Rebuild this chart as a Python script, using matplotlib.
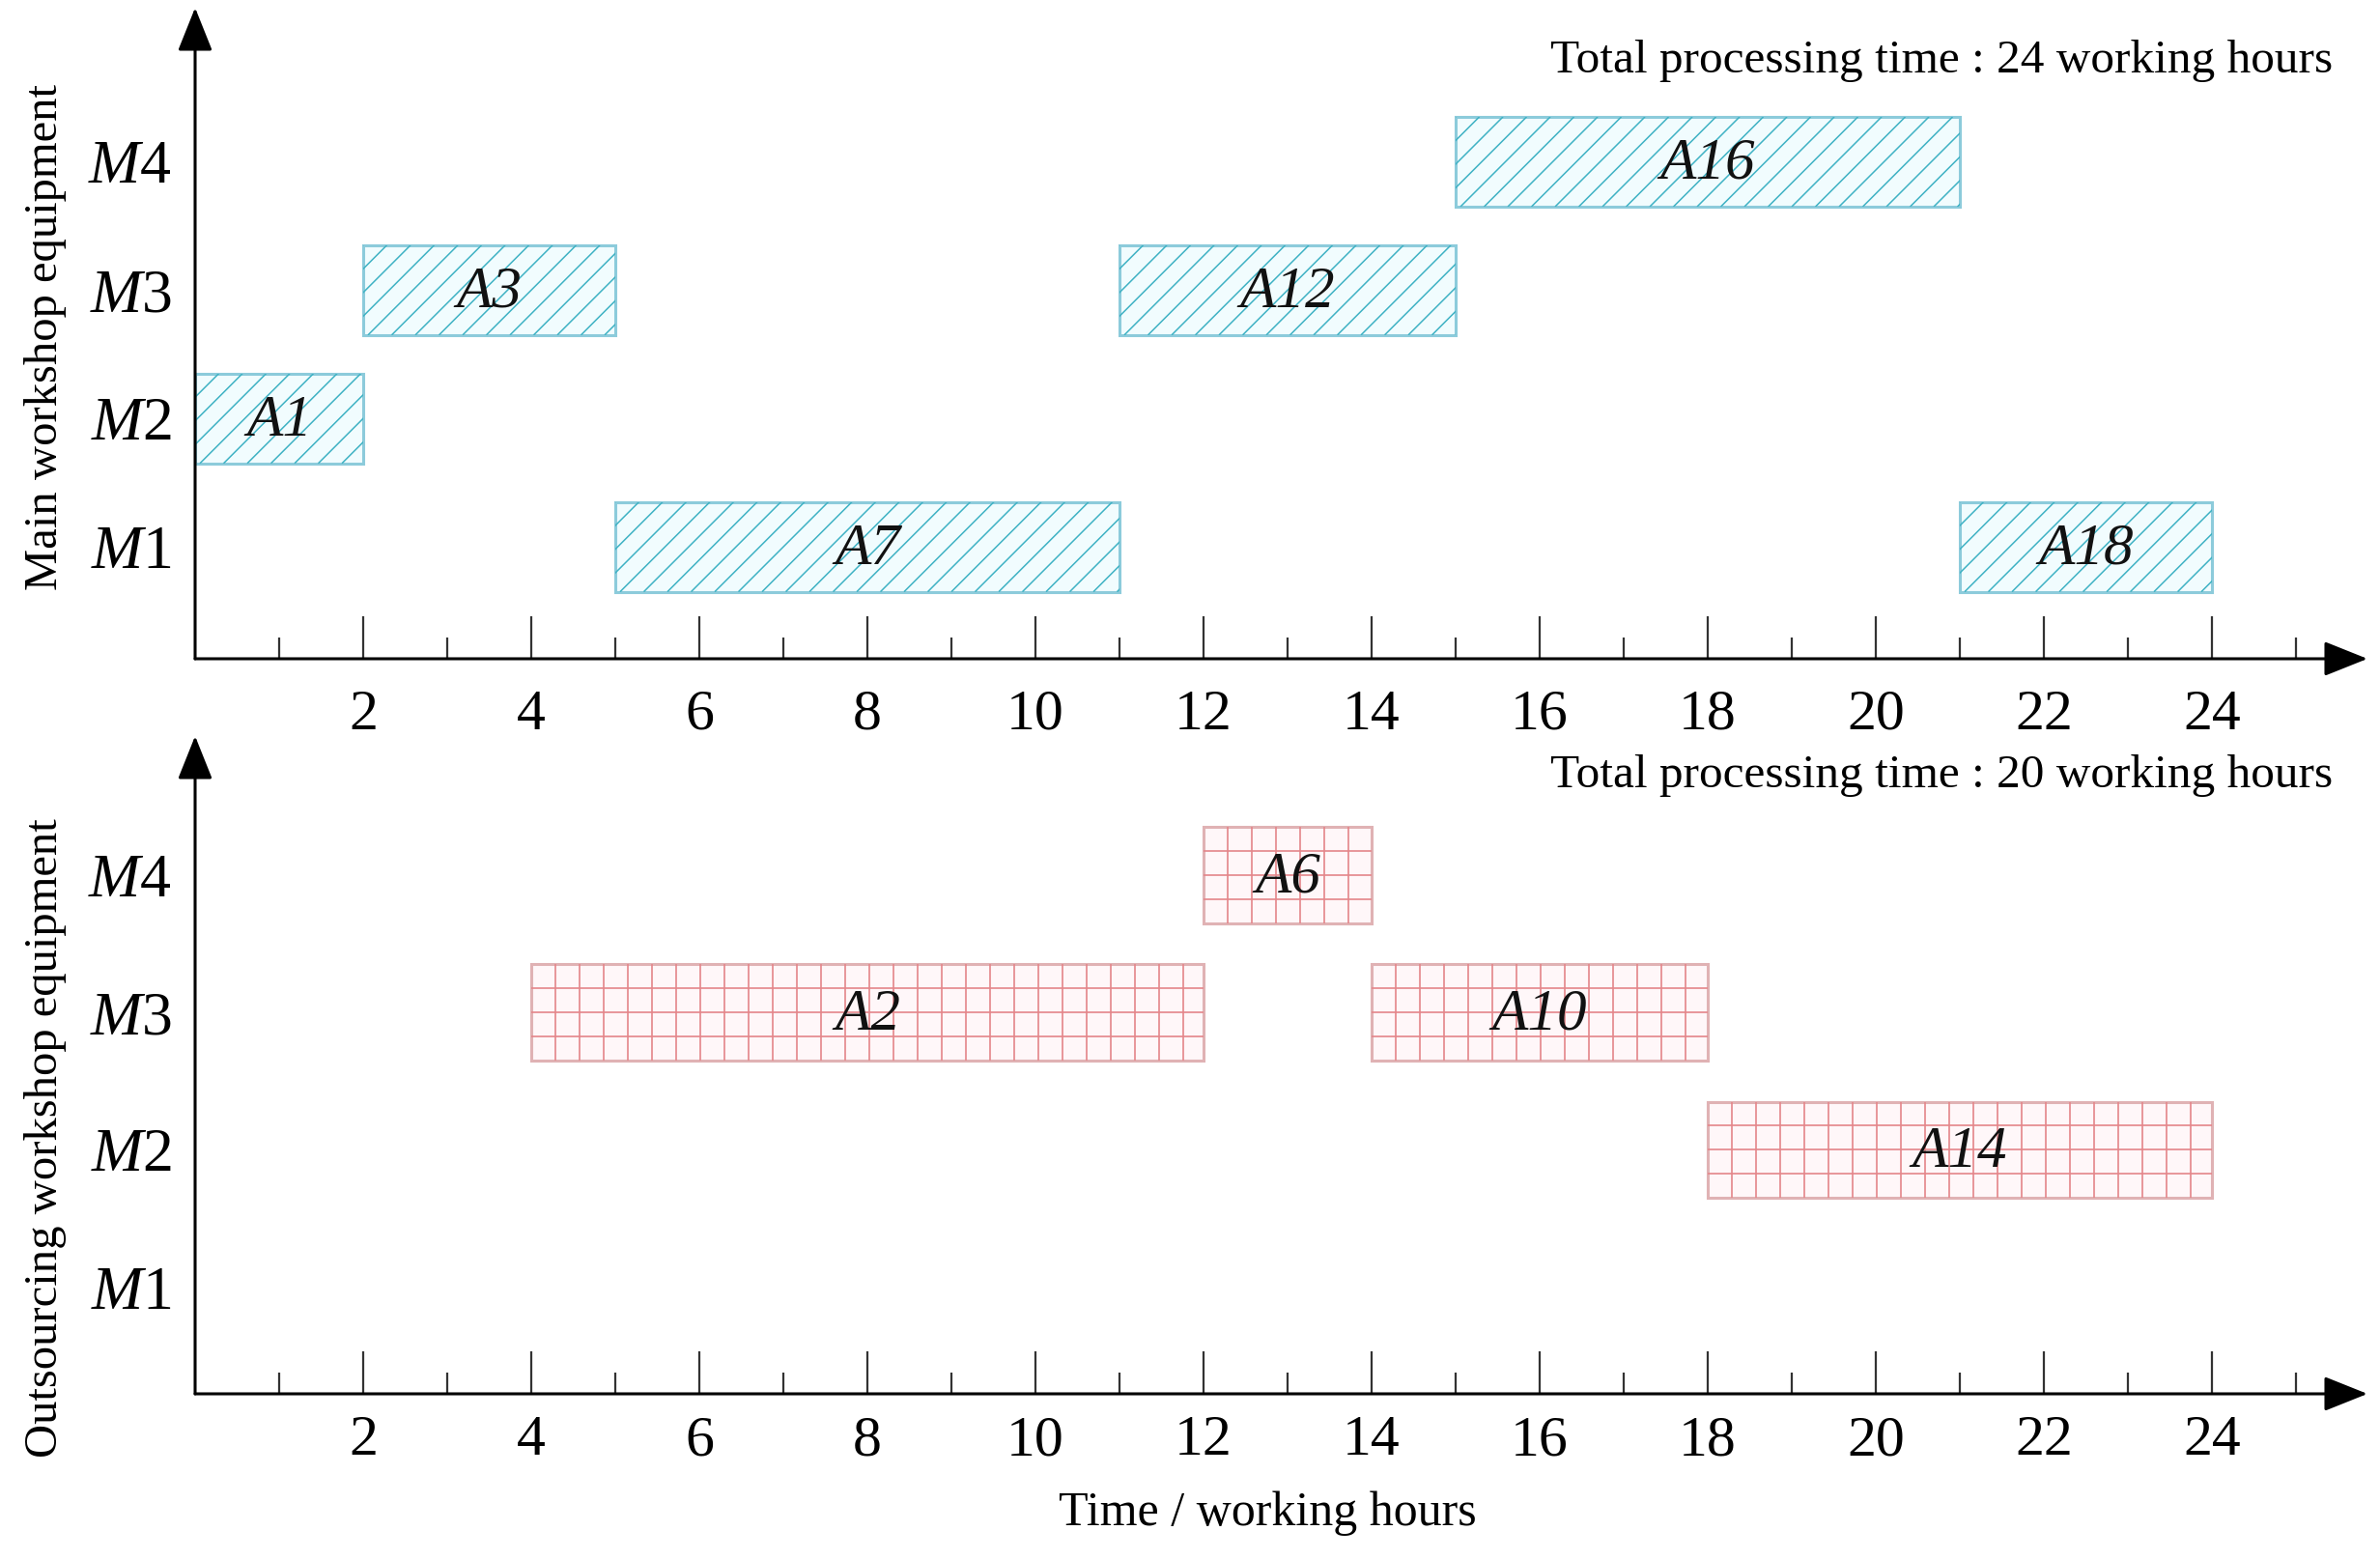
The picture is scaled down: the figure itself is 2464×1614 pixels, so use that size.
import numpy as np
import matplotlib.pyplot as plt
from matplotlib.collections import LineCollection

# ---- data ----
machines = ["M1", "M2", "M3", "M4"]
hour_ticks = list(range(2, 25, 2))

# main workshop: task, machine row (1..4), start, duration
main_tasks = ["A1", "A3", "A7", "A12", "A16", "A18"]
main_rows = [2, 3, 1, 3, 4, 1]
main_start = [0, 2, 5, 11, 15, 21]
main_dur = [2, 3, 6, 4, 6, 3]

# outsourcing workshop
out_tasks = ["A6", "A2", "A10", "A14"]
out_rows = [4, 3, 3, 2]
out_start = [12, 4, 14, 18]
out_dur = [2, 8, 4, 6]

main_total = 24
out_total = 20

plt.rcParams['font.family'] = ['Liberation Serif', 'DejaVu Serif']
plt.rcParams['mathtext.fontset'] = 'custom'
plt.rcParams['mathtext.rm'] = 'Liberation Serif'
plt.rcParams['mathtext.it'] = 'Liberation Serif:italic'

W, H = 2464, 1614
fig = plt.figure(figsize=(W / 100, H / 100), dpi=100)

XMAX = 25.85
BAR_H = 0.7
AX_W = 2249  # axes width in px


def setup_axis(ax, ylo, yhi, pad):
    ax.set_xlim(0, XMAX)
    ax.set_ylim(ylo, yhi)
    for s in ax.spines.values():
        s.set_visible(False)
    ax.set_facecolor('none')
    # arrows for the two axes
    arrow = dict(arrowstyle='-|>,head_length=1.0,head_width=0.4',
                 color='black', lw=2.2, mutation_scale=28,
                 shrinkA=0, shrinkB=0)
    ax.annotate('', xy=(1, 0), xytext=(0, 0), xycoords='axes fraction',
                arrowprops=arrow)
    ax.annotate('', xy=(0, 1), xytext=(0, 0), xycoords='axes fraction',
                arrowprops=arrow)
    ax.set_xticks(hour_ticks)
    ax.set_xticks(range(1, 26, 2), minor=True)
    ax.set_xticklabels([str(t) for t in hour_ticks])
    ax.tick_params(axis='x', which='major', direction='in', length=32,
                   width=1.6, color='#333333', labelsize=43, pad=pad)
    ax.tick_params(axis='x', which='minor', direction='in', length=16,
                   width=1.6, color='#333333')
    ax.set_yticks(range(1, 5))
    ax.set_yticklabels(['$' + m[0] + '$' + m[1:] for m in machines])
    ax.tick_params(axis='y', length=0, labelsize=46, pad=17)


def task_labels(ax, tasks, rows, start, dur):
    for t, r, s, d in zip(tasks, rows, start, dur):
        ax.text(s + d / 2, r - 0.02, t, ha='center', va='center',
                fontsize=44, fontstyle='italic', color='#111111')


def draw_hatched(ax, tasks, rows, start, dur, ax_h):
    bars = ax.barh(rows, dur, left=start, height=BAR_H, color='#f1fcfe',
                   edgecolor='#8ccbdb', linewidth=2.2)
    ylo, yhi = ax.get_ylim()
    px_x = AX_W / XMAX
    px_y = ax_h / (yhi - ylo)
    run = BAR_H * px_y / px_x     # 45 degree lines across the bar
    step = 24.5 / px_x            # spacing of the hatch lines
    for bar, r, s, d in zip(bars, rows, start, dur):
        x0 = np.arange(s - run, s + d, step)
        segs = [[(x, r - BAR_H / 2), (x + run, r + BAR_H / 2)] for x in x0]
        lc = LineCollection(segs, colors='#3fb2c4', linewidths=1.1)
        ax.add_collection(lc)
        lc.set_clip_path(bar)
    task_labels(ax, tasks, rows, start, dur)


def draw_grid(ax, tasks, rows, start, dur):
    ax.barh(rows, dur, left=start, height=BAR_H, color='#fff7f9',
            edgecolor='#e0b2b4', linewidth=2.2)
    step = 25 / (AX_W / XMAX)  # grid cell in hours
    for r, s, d in zip(rows, start, dur):
        xs = np.arange(s + step, s + d - step * 0.3, step)
        ax.vlines(xs, r - BAR_H / 2, r + BAR_H / 2, color='#e4868a', lw=1.2)
        ys = r - BAR_H / 2 + BAR_H / 4 * np.arange(1, 4)
        ax.hlines(ys, s, s + d, color='#e4868a', lw=1.2)
    task_labels(ax, tasks, rows, start, dur)


# ---- top: main workshop ----
ax1 = fig.add_axes([202 / W, 1 - 682 / H, AX_W / W, 674 / H])
setup_axis(ax1, 0.128, 5.2, pad=23)
draw_hatched(ax1, main_tasks, main_rows, main_start, main_dur, 674)

# ---- bottom: outsourcing workshop ----
ax2 = fig.add_axes([202 / W, 1 - 1443 / H, AX_W / W, 681 / H])
setup_axis(ax2, 0.225, 5.01, pad=16)
draw_grid(ax2, out_tasks, out_rows, out_start, out_dur)

fig.text(2415 / W, 1 - 63 / H,
         f"Total processing time : {main_total} working hours",
         ha='right', va='center', fontsize=35.5)
fig.text(2415 / W, 1 - 803 / H,
         f"Total processing time : {out_total} working hours",
         ha='right', va='center', fontsize=35.5)

fig.text(47 / W, 1 - 349 / H, "Main workshop equipment", rotation=90,
         ha='center', va='center', fontsize=35)
fig.text(47 / W, 1 - 1178 / H, "Outsourcing workshop equipment", rotation=90,
         ha='center', va='center', fontsize=35)
fig.text(1312 / W, 1 - 1567 / H, "Time / working hours",
         ha='center', va='center', fontsize=36)

fig.savefig('out.png', dpi=100, facecolor='white')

GIVEN TASK: Reproduce the data above in full, exactly as it is, with the pictures left out.

ANSWER:
Rebuild this chart as a Python script, using matplotlib.
The picture is scaled down: the figure itself is 2464×1614 pixels, so use that size.
import numpy as np
import matplotlib.pyplot as plt
from matplotlib.collections import LineCollection

# ---- data ----
machines = ["M1", "M2", "M3", "M4"]
hour_ticks = list(range(2, 25, 2))

# main workshop: task, machine row (1..4), start, duration
main_tasks = ["A1", "A3", "A7", "A12", "A16", "A18"]
main_rows = [2, 3, 1, 3, 4, 1]
main_start = [0, 2, 5, 11, 15, 21]
main_dur = [2, 3, 6, 4, 6, 3]

# outsourcing workshop
out_tasks = ["A6", "A2", "A10", "A14"]
out_rows = [4, 3, 3, 2]
out_start = [12, 4, 14, 18]
out_dur = [2, 8, 4, 6]

main_total = 24
out_total = 20

plt.rcParams['font.family'] = ['Liberation Serif', 'DejaVu Serif']
plt.rcParams['mathtext.fontset'] = 'custom'
plt.rcParams['mathtext.rm'] = 'Liberation Serif'
plt.rcParams['mathtext.it'] = 'Liberation Serif:italic'

W, H = 2464, 1614
fig = plt.figure(figsize=(W / 100, H / 100), dpi=100)

XMAX = 25.85
BAR_H = 0.7
AX_W = 2249  # axes width in px


def setup_axis(ax, ylo, yhi, pad):
    ax.set_xlim(0, XMAX)
    ax.set_ylim(ylo, yhi)
    for s in ax.spines.values():
        s.set_visible(False)
    ax.set_facecolor('none')
    # arrows for the two axes
    arrow = dict(arrowstyle='-|>,head_length=1.0,head_width=0.4',
                 color='black', lw=2.2, mutation_scale=28,
                 shrinkA=0, shrinkB=0)
    ax.annotate('', xy=(1, 0), xytext=(0, 0), xycoords='axes fraction',
                arrowprops=arrow)
    ax.annotate('', xy=(0, 1), xytext=(0, 0), xycoords='axes fraction',
                arrowprops=arrow)
    ax.set_xticks(hour_ticks)
    ax.set_xticks(range(1, 26, 2), minor=True)
    ax.set_xticklabels([str(t) for t in hour_ticks])
    ax.tick_params(axis='x', which='major', direction='in', length=32,
                   width=1.6, color='#333333', labelsize=43, pad=pad)
    ax.tick_params(axis='x', which='minor', direction='in', length=16,
                   width=1.6, color='#333333')
    ax.set_yticks(range(1, 5))
    ax.set_yticklabels(['$' + m[0] + '$' + m[1:] for m in machines])
    ax.tick_params(axis='y', length=0, labelsize=46, pad=17)


def task_labels(ax, tasks, rows, start, dur):
    for t, r, s, d in zip(tasks, rows, start, dur):
        ax.text(s + d / 2, r - 0.02, t, ha='center', va='center',
                fontsize=44, fontstyle='italic', color='#111111')


def draw_hatched(ax, tasks, rows, start, dur, ax_h):
    bars = ax.barh(rows, dur, left=start, height=BAR_H, color='#f1fcfe',
                   edgecolor='#8ccbdb', linewidth=2.2)
    ylo, yhi = ax.get_ylim()
    px_x = AX_W / XMAX
    px_y = ax_h / (yhi - ylo)
    run = BAR_H * px_y / px_x     # 45 degree lines across the bar
    step = 24.5 / px_x            # spacing of the hatch lines
    for bar, r, s, d in zip(bars, rows, start, dur):
        x0 = np.arange(s - run, s + d, step)
        segs = [[(x, r - BAR_H / 2), (x + run, r + BAR_H / 2)] for x in x0]
        lc = LineCollection(segs, colors='#3fb2c4', linewidths=1.1)
        ax.add_collection(lc)
        lc.set_clip_path(bar)
    task_labels(ax, tasks, rows, start, dur)


def draw_grid(ax, tasks, rows, start, dur):
    ax.barh(rows, dur, left=start, height=BAR_H, color='#fff7f9',
            edgecolor='#e0b2b4', linewidth=2.2)
    step = 25 / (AX_W / XMAX)  # grid cell in hours
    for r, s, d in zip(rows, start, dur):
        xs = np.arange(s + step, s + d - step * 0.3, step)
        ax.vlines(xs, r - BAR_H / 2, r + BAR_H / 2, color='#e4868a', lw=1.2)
        ys = r - BAR_H / 2 + BAR_H / 4 * np.arange(1, 4)
        ax.hlines(ys, s, s + d, color='#e4868a', lw=1.2)
    task_labels(ax, tasks, rows, start, dur)


# ---- top: main workshop ----
ax1 = fig.add_axes([202 / W, 1 - 682 / H, AX_W / W, 674 / H])
setup_axis(ax1, 0.128, 5.2, pad=23)
draw_hatched(ax1, main_tasks, main_rows, main_start, main_dur, 674)

# ---- bottom: outsourcing workshop ----
ax2 = fig.add_axes([202 / W, 1 - 1443 / H, AX_W / W, 681 / H])
setup_axis(ax2, 0.225, 5.01, pad=16)
draw_grid(ax2, out_tasks, out_rows, out_start, out_dur)

fig.text(2415 / W, 1 - 63 / H,
         f"Total processing time : {main_total} working hours",
         ha='right', va='center', fontsize=35.5)
fig.text(2415 / W, 1 - 803 / H,
         f"Total processing time : {out_total} working hours",
         ha='right', va='center', fontsize=35.5)

fig.text(47 / W, 1 - 349 / H, "Main workshop equipment", rotation=90,
         ha='center', va='center', fontsize=35)
fig.text(47 / W, 1 - 1178 / H, "Outsourcing workshop equipment", rotation=90,
         ha='center', va='center', fontsize=35)
fig.text(1312 / W, 1 - 1567 / H, "Time / working hours",
         ha='center', va='center', fontsize=36)

fig.savefig('out.png', dpi=100, facecolor='white')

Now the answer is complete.